• _WHAT TO DO_: Filter these entries, keeping only lines that hold the word "chart".
::::::
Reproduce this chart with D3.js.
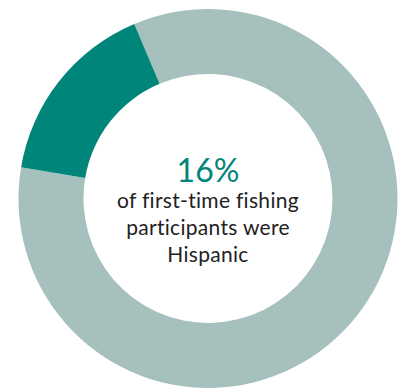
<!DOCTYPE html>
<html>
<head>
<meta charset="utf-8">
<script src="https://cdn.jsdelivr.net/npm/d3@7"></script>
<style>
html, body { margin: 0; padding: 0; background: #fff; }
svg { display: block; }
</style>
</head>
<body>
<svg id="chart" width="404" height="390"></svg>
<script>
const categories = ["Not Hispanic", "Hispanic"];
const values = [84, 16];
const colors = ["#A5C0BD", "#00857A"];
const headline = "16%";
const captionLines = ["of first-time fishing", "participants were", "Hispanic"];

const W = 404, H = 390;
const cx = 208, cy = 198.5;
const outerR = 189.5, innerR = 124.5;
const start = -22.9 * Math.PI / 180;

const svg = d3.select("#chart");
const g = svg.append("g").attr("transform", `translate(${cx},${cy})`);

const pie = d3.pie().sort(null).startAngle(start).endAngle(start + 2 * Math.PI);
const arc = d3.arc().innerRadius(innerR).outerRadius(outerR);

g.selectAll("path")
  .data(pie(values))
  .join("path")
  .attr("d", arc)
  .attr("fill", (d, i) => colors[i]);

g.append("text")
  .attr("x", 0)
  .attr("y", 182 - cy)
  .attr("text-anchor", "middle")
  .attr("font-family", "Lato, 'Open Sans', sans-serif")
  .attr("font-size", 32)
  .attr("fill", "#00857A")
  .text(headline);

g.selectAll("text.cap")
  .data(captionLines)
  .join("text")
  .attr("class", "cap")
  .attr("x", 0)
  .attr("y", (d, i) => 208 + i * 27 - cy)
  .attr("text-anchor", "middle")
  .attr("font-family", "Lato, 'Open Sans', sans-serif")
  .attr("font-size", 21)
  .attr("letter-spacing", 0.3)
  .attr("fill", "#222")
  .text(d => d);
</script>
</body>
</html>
::::::
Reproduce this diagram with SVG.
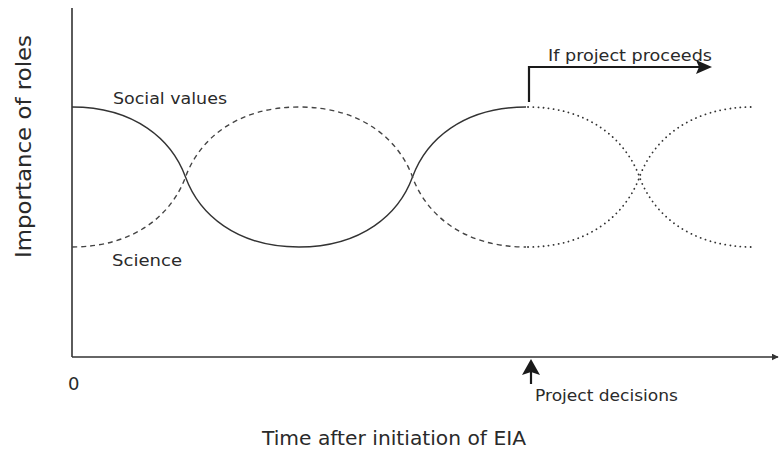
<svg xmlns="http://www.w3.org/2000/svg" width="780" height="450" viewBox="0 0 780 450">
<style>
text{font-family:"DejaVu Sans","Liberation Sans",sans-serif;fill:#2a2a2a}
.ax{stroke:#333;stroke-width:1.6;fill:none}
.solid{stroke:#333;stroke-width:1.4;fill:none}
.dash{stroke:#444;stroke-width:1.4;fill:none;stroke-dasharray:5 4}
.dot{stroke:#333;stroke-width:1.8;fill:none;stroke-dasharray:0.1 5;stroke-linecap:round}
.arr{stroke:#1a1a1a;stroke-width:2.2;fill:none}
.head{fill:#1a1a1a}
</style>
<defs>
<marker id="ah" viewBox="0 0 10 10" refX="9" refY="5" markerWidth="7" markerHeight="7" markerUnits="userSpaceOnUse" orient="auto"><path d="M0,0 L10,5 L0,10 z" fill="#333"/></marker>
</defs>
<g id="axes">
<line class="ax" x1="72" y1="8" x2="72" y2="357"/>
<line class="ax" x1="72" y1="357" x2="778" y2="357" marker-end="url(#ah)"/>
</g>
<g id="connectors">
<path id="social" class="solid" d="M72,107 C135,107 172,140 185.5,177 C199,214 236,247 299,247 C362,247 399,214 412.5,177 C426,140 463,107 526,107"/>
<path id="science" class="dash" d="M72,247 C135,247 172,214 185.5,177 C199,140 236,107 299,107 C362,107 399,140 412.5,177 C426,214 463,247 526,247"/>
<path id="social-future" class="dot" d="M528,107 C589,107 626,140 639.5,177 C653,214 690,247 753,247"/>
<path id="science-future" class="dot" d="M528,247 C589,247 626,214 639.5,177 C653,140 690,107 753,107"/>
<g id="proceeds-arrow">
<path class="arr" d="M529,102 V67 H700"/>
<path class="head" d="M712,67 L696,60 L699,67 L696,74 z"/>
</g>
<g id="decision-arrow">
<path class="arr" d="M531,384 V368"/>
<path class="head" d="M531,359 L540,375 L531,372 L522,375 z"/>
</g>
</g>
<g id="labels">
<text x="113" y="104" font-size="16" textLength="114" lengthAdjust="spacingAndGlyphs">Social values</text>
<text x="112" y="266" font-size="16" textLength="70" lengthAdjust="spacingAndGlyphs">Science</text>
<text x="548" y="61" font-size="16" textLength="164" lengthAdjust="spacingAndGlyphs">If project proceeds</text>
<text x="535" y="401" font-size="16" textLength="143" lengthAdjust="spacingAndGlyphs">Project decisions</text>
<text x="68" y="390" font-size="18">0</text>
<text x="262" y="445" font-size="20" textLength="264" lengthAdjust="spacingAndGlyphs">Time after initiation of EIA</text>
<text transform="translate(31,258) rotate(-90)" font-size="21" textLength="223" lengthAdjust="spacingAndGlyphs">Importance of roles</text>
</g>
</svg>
::::::
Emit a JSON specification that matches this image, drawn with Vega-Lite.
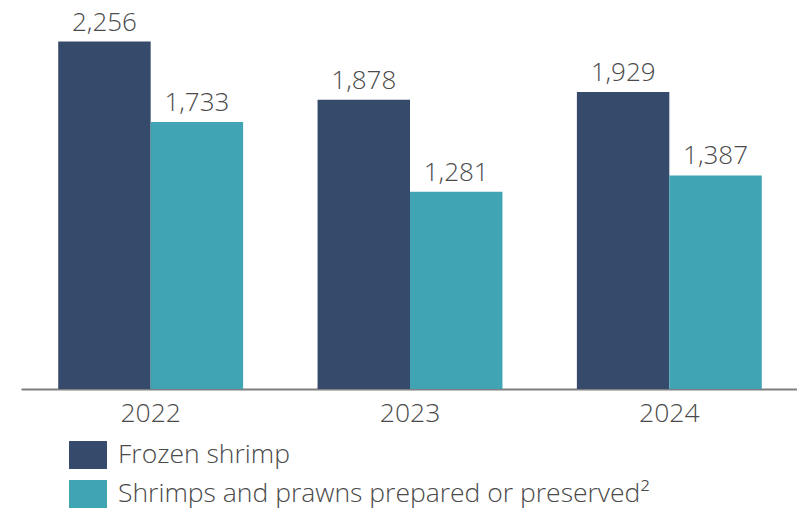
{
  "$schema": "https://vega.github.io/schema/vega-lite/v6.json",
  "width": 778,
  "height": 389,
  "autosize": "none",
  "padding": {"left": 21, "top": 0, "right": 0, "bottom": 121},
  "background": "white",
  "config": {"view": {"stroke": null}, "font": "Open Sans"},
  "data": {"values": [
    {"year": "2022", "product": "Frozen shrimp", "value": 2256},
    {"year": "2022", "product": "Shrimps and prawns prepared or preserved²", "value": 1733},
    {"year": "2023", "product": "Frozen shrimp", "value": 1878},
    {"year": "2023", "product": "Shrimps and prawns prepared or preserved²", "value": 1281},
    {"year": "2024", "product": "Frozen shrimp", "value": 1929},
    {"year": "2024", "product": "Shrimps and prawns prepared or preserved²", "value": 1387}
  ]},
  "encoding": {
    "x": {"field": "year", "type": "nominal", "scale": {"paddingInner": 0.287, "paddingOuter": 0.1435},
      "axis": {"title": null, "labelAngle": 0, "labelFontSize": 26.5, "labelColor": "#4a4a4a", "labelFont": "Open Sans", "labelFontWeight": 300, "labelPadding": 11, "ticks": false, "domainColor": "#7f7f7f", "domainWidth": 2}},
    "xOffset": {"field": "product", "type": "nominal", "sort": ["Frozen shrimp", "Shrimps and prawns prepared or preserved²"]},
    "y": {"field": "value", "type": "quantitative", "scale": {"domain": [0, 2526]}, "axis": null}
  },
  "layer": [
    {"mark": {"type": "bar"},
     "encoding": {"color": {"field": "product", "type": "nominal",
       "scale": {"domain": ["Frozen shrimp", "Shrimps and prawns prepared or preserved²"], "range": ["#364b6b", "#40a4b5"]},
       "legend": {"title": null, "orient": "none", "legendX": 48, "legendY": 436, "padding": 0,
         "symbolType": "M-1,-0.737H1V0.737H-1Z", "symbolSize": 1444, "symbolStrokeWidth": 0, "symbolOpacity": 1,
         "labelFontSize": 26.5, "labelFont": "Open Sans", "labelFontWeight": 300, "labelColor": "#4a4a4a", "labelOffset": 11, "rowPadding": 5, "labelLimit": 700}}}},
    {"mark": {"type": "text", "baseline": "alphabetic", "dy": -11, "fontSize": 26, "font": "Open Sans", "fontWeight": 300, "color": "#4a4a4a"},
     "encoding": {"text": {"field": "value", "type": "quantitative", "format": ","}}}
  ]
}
::::::
• _EXERCISE OUTPUT_:
Reproduce this chart with D3.js.
<svg id="chart" width="404" height="390"></svg>
const svg = d3.select("#chart");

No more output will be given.